Gracias a Cristina, en su propio gobierno hay un ministro de Economía que se cansa de lanzar elogios hacia los sectores exportadores, incluidos los productores de soja.
Y aquí llegamos hasta el dólar soja, que es una argucia que las mismas nueve agroexportadoras que el kirchnerismo denostaba hasta hace pocas semana le acercaron a Massa (y por añadidura a Cristina) para sortear el momento más difícil y la crisis inevitable, el precipicio que sigue al final de aquel sendero errado que eligió transitar la señora Kirchner hace tantos años, y que Giardinelli aplaudió con fervor: el de un país que decide vivir alimentándose de comerse a sus propios sectores productivos.
Uno por uno, cientos de miles de chacareros fueron devorándose Cristina y sus adláteres.
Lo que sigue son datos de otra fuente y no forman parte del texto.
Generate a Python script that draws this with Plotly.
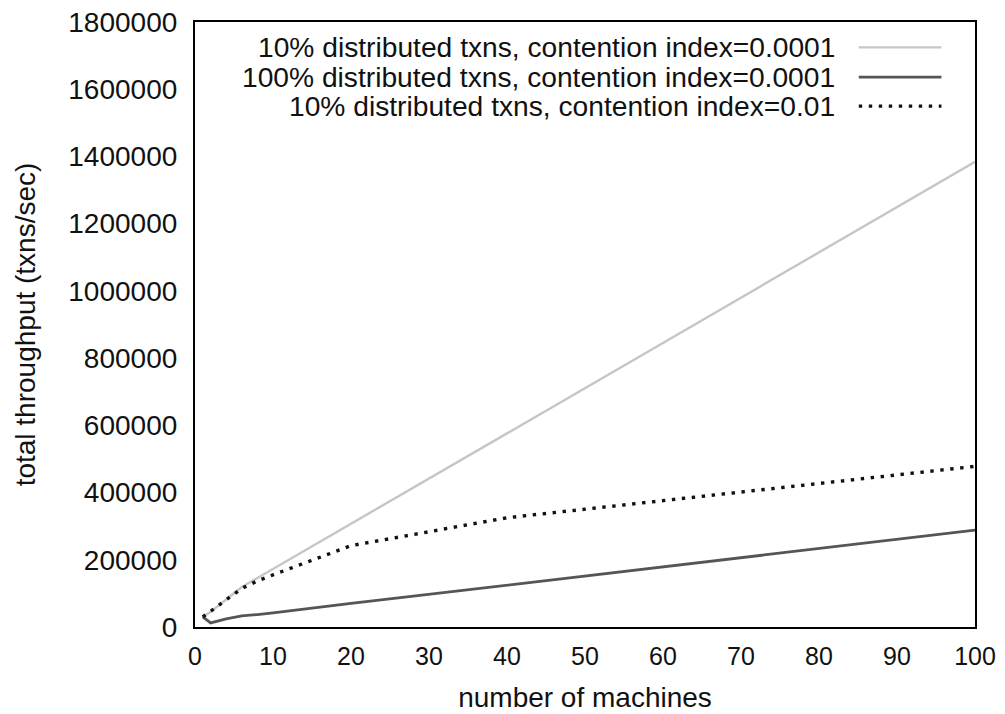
import plotly.graph_objects as go

machines = [1, 2, 4, 6, 8, 10, 20, 40, 100]
light_10pct_low = [30000, 45000, 82000, 119000, 146000, 173000, 307000, 576000, 1384000]
dark_100pct_low = [30000, 12000, 24000, 33000, 37000, 42000, 70000, 125000, 288000]
dotted_10pct_high = [30000, 47000, 82000, 115000, 137000, 155000, 242000, 325000, 478000]

names = [
    "10% distributed txns, contention index=0.0001",
    "100% distributed txns, contention index=0.0001",
    "10% distributed txns, contention index=0.01",
]
x_ticks = list(range(0, 101, 10))
y_ticks = list(range(0, 1800001, 200000))

FONT = "Liberation Sans, Arial, sans-serif"
styles = [
    dict(color="#c6c6c6", width=2.4, dash="solid"),
    dict(color="#555555", width=2.8, dash="solid"),
    dict(color="#111111", width=3.4, dash="3.4px,6.6px"),
]
series = [light_10pct_low, dark_100pct_low, dotted_10pct_high]

fig = go.Figure()
for name, ys, st in zip(names, series, styles):
    fig.add_trace(go.Scatter(x=machines, y=ys, mode="lines", name=name,
                             line=st, showlegend=False))

# legend drawn manually (text right-aligned, sample to the right)
leg_y = [0.958, 0.909, 0.861]
for name, st, yy in zip(names, styles, leg_y):
    fig.add_annotation(x=0.823, y=yy, xref="paper", yref="paper", text=name,
                       showarrow=False, xanchor="right", yanchor="middle",
                       font=dict(family=FONT, size=28.2, color="#111"))
    fig.add_shape(type="line", xref="paper", yref="paper",
                  x0=0.851, x1=0.957, y0=yy, y1=yy,
                  line=dict(color=st["color"], width=st["width"], dash=st["dash"]))

# page body has an 8px default margin, so the figure is shifted accordingly
fig.update_layout(
    width=997, height=706,
    margin=dict(l=187, r=30, t=14, b=87),
    paper_bgcolor="white", plot_bgcolor="white",
    font=dict(family=FONT, size=25, color="#111"),
    showlegend=False,
)
fig.update_xaxes(range=[0, 100], tickvals=x_ticks, ticks="", showgrid=False,
                 zeroline=False, showline=True, linecolor="black", linewidth=2.2,
                 mirror=True, automargin=False, ticklabelstandoff=6,
                 ticklabeloverflow="allow",
                 title=dict(text="number of machines", standoff=18, font=dict(size=28)),
                 tickfont=dict(size=25))
fig.update_yaxes(range=[0, 1800000], tickvals=y_ticks, ticks="", showgrid=False,
                 zeroline=False, showline=True, linecolor="black", linewidth=2.2,
                 mirror=True, automargin=False, ticklabelstandoff=10,
                 ticklabeloverflow="allow",
                 title=dict(text="total throughput (txns/sec)", standoff=24, font=dict(size=28)),
                 tickfont=dict(size=28), tickformat="d")

fig.write_html("out.html")
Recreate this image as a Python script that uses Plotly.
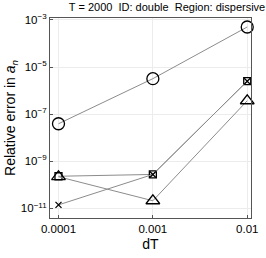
import plotly.graph_objects as go

dT = [0.0001, 0.001, 0.01]
err_circle = [3.9e-8, 3.2e-6, 5.0e-4]
err_square = [2.3e-10, 2.75e-10, 2.5e-6]
err_x = [1.4e-11, 2.75e-10, 2.5e-6]
err_tri = [2.2e-10, 2.1e-11, 3.7e-7]

y_tickvals = [1e-11, 1e-9, 1e-7, 1e-5, 1e-3]
y_ticktext = ["10<sup>−11</sup>", "10<sup>−9</sup>", "10<sup>−7</sup>", "10<sup>−5</sup>", "10<sup>−3</sup>"]
x_tickvals = [0.0001, 0.001, 0.01]
x_ticktext = ["0.0001", "0.001", "0.01"]

line_col = "#8c8c8c"
fig = go.Figure()
def add(y, sym, size):
    fig.add_trace(go.Scatter(
        x=dT, y=y, mode="lines+markers",
        line=dict(color=line_col, width=1),
        marker=dict(symbol=sym, size=size, color="black",
                    line=dict(color="black", width=1.3)),
        showlegend=False, cliponaxis=False))

add(err_circle, "circle-open", 12)
add(err_square, "square-open", 7)
add(err_x, "x-thin-open", 6)
add(err_tri, "triangle-up-open", 12)

font = "Liberation Sans, Arial, sans-serif"
fig.update_layout(
    width=266, height=258,
    margin=dict(l=50, r=8, t=18, b=34),
    paper_bgcolor="white", plot_bgcolor="white",
    font=dict(family=font, size=11.5, color="black"),
    title=dict(text="T = 2000  ID: double  Region: dispersive",
               x=0.628, xanchor="center", y=0.988, yanchor="top",
               font=dict(size=11)),
    xaxis=dict(type="log", range=[-4.09, -1.96],
               tickvals=x_tickvals, ticktext=x_ticktext,
               showgrid=True, gridcolor="#ececec", gridwidth=1,
               showline=True, linecolor="#555555", mirror=True,
               ticks="inside", ticklen=3, tickcolor="#555555",
               title=dict(text="dT", standoff=5), zeroline=False),
    yaxis=dict(type="log", range=[-11.41, -2.92],
               tickvals=y_tickvals, ticktext=y_ticktext,
               showgrid=True, gridcolor="#ececec", gridwidth=1,
               showline=True, linecolor="#555555", mirror=True,
               ticks="inside", ticklen=3, tickcolor="#555555",
               title=dict(text="Relative error in <i>a<sub>n</sub></i>", standoff=1),
               zeroline=False),
)
fig.write_html("out.html", config={"displayModeBar": False},
               post_script="document.body.style.margin='0';document.body.style.padding='0';")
Cuando llegue el próximo censo agropecuario lo volveremos a confirmar. Mientras en el resto del mundo se cuida a los que producen, acá nos los comemos en aras de una justicia social que jamás llegará, pero que se traduce en una riqueza concentrada cada vez en menos manos.
En la Argentina se necesitan 2,7 “dólares soja” para poder comprar un dólar auténtico
El dólar soja es el muestra de cinismo más grande al que pueden llegar a apelar los que no quieren hacerse cargo de aquel pecado capital de haber enfrentado a la política pública con los sectores productivos que le dan de comer, sobre todo con el agropecuario. Cristina lo hizo sin pausa desde que comenzó a gravitar en la vida pública, allá lejos y hace tiempo, cuando la soja apenas existía y Mempo ejercitaba una sana escritura.
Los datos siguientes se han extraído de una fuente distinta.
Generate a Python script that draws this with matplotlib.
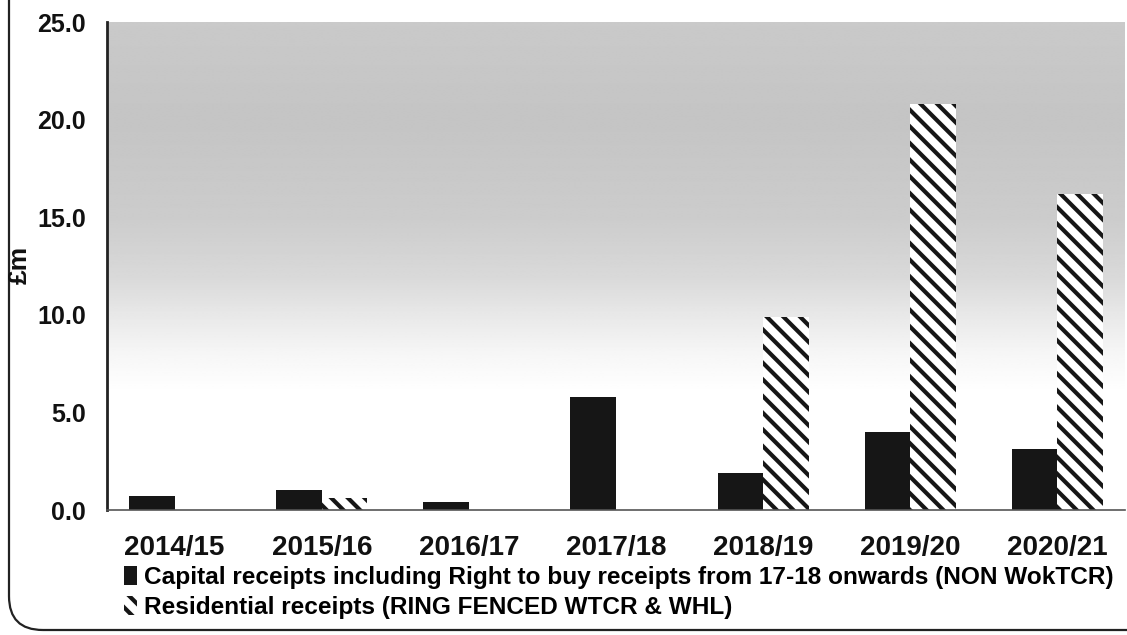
import matplotlib
matplotlib.use("Agg")
import matplotlib.pyplot as plt
import numpy as np
from matplotlib.patches import FancyBboxPatch, Patch

plt.rcParams['font.family'] = ['Liberation Sans', 'DejaVu Sans']
plt.rcParams['hatch.linewidth'] = 3.0

years = ["2014/15", "2015/16", "2016/17", "2017/18", "2018/19", "2019/20", "2020/21"]
capital = [0.7, 1.0, 0.4, 5.8, 1.9, 4.0, 3.1]
residential = [0.0, 0.6, 0.0, 0.0, 9.9, 20.8, 16.2]
yticks = [0.0, 5.0, 10.0, 15.0, 20.0, 25.0]
label_capital = "Capital receipts including Right to buy receipts from 17-18 onwards (NON WokTCR)"
label_resid = "Residential receipts (RING FENCED WTCR & WHL)"

W, H = 1127, 635
fig = plt.figure(figsize=(W / 100, H / 100), dpi=100)
ax = fig.add_axes([107 / W, 1 - 510 / H, (1125 - 107) / W, (510 - 22) / H])

x = np.arange(len(years))
bw = 0.31
xmin, xmax = -0.46, len(years) - 1 + 0.46
ax.set_xlim(xmin, xmax)
ax.set_ylim(0, 25)

# gradient background
yy = np.linspace(0, 25, 300)
g = np.interp(yy, [0, 6, 8, 10, 12, 15, 20, 25], [1.0, 1.0, 0.965, 0.91, 0.85, 0.8, 0.77, 0.79])
img = np.repeat(g[:, None], 2, axis=1)
ax.imshow(img, extent=[xmin, xmax, 0, 25], origin='lower', cmap='gray', vmin=0, vmax=1,
          aspect='auto', zorder=0, interpolation='bilinear')

ax.bar(x - bw / 2, capital, width=bw, color='#161616', edgecolor='none', zorder=2,
       label=label_capital)
ax.bar(x + bw / 2, residential, width=bw, color='white', edgecolor='#161616', hatch='\\\\',
       linewidth=0, zorder=2, label=label_resid)

ax.set_yticks(yticks)
ax.set_yticklabels([f"{v:.1f}" for v in yticks], fontsize=18, fontweight='bold', color='#111111')
ax.set_xticks(x)
ax.set_xticklabels(years, fontsize=20, fontweight='bold', color='#111111')
ax.tick_params(axis='both', length=0)
ax.tick_params(axis='y', pad=15)
ax.tick_params(axis='x', pad=18)
for s in ['top', 'right']:
    ax.spines[s].set_visible(False)
ax.spines['left'].set_color('#222222')
ax.spines['left'].set_linewidth(2)
ax.spines['bottom'].set_color('#555555')
ax.spines['bottom'].set_linewidth(1.2)

fig.text(20 / W, 1 - 265 / H, "£m", rotation=90, fontsize=19, fontweight='bold',
         ha='center', va='center', color='#111111')

handles = [Patch(facecolor='#161616', edgecolor='none'),
           Patch(facecolor='white', edgecolor='#161616', hatch='\\\\', linewidth=0)]
fig.legend(handles, [label_capital, label_resid], loc='upper left',
           bbox_to_anchor=(124 / W, 1 - 566 / H), frameon=False,
           prop={'weight': 'bold', 'size': 17.6}, handlelength=0.55, handleheight=0.8,
           handletextpad=0.25, labelspacing=0.28, borderaxespad=0, borderpad=0)

# outer rounded frame (cropped in the scan)
frame = FancyBboxPatch((9 / W, 1 - 630 / H), 1.5, 1.5, boxstyle="round,pad=0,rounding_size=0.03",
                       transform=fig.transFigure, fill=False, edgecolor='#222222', linewidth=1.6,
                       clip_on=False, mutation_aspect=W / H)
fig.patches.append(frame)

fig.savefig("out.png", dpi=100)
Con el dólar soja, que es un tipo de cambio especial de 200 pesos para las exportaciones del complejo sojero que se realicen (o se anoten) en septiembre, de modo de tentar con un mejor precio a los productores y a los dueños de los campos que todavía conservan ese grano en su poder, finalmente se produce la fórmula inversa. Con el único objetivo de recuperar las exhaustas reservas del Banco Central todos los argentinos -incluso éste cronista agropecuario- terminaremos subsidiando los ingresos de los sojeros, a quienes tanto exprimimos durante estos 20 años de historia.
Quienes vendan su soja en septiembre ya no cobrarán los 50 mil pesos por tonelada que cobraban hasta ahora por imperio de la vigencia de las retenciones y la brecha cambiaria. Tampoco cobrarán los más de 100 mil pesos que les corresponderían si no sucedieran ninguna de esas cosas, en un mercado absolutamente libre. Cobrarán unos 70 mil pesos por tonelada, a mitad de camino.
Según los cálculos del propio Massa, el costo fiscal, o el dinero adicional que se necesita para semejante operativo, será de unos 600.000 millones de pesos, que se obtendrán de nueva deuda publica o directamente de la emisión de billetes. Es decir, es plata que pondremos entre todos.
Gracias Cristina por tanto. He sido relator de la historia reciente de la soja en la Argentina, de su expansión, de la tentación de los gobiernos por apropiarse de la mayor parte de esa renta. Y nunca me hubiera imaginado subsidiando los ingresos de uno de los sectores más competitivos de la economía local. Nunca me imaginé como ahora, aportando mi granito de arena para que cobren unos mangos más los cada vez menos productores genuinos que quedan en pie, las señoras de Recoleta que les alquilan sus campos, las fábricas de tractores que venderán algún equipo más, y hasta las nueve grandes compañías agrícolas que manejan más del 40% de las exportaciones totales de la Argentina. Nunca me imaginé subsidiando a los gringos de Cargill o a los chinos de Confo, y sin embargo estoy aquí haciéndolo.
Que nada me prive de este pequeño instante de gloria: Solo para exprimirle unos cuantos dólares de urgencia, por lo menos durante septiembre los argentinos estaremos subsidiando a la cadena productiva a la que tanto jugo le hemos sacado durante dos décadas de historia. Jamás me hubiese imaginado subsidiando a los piquetes de la abundancia.
Pero supongo que será solo un instante, casi un espejismo. Y que luego, a partir de octubre, volveremos a transitar el mismo camino de una economía cada vez más flaca y de una política berreta que subsiste solo porque se alimenta de consumir esa economía.
La crisis volverá a estar a la vuelta de la equina, todos seremos un poco más pobres y los Mempo de la vida seguirán aplaudiendo a una Cristina que, embravecida en nuevas batallas contra “la rentabilidad extraordinaria” de la soja, volverá a sentirse una estadista.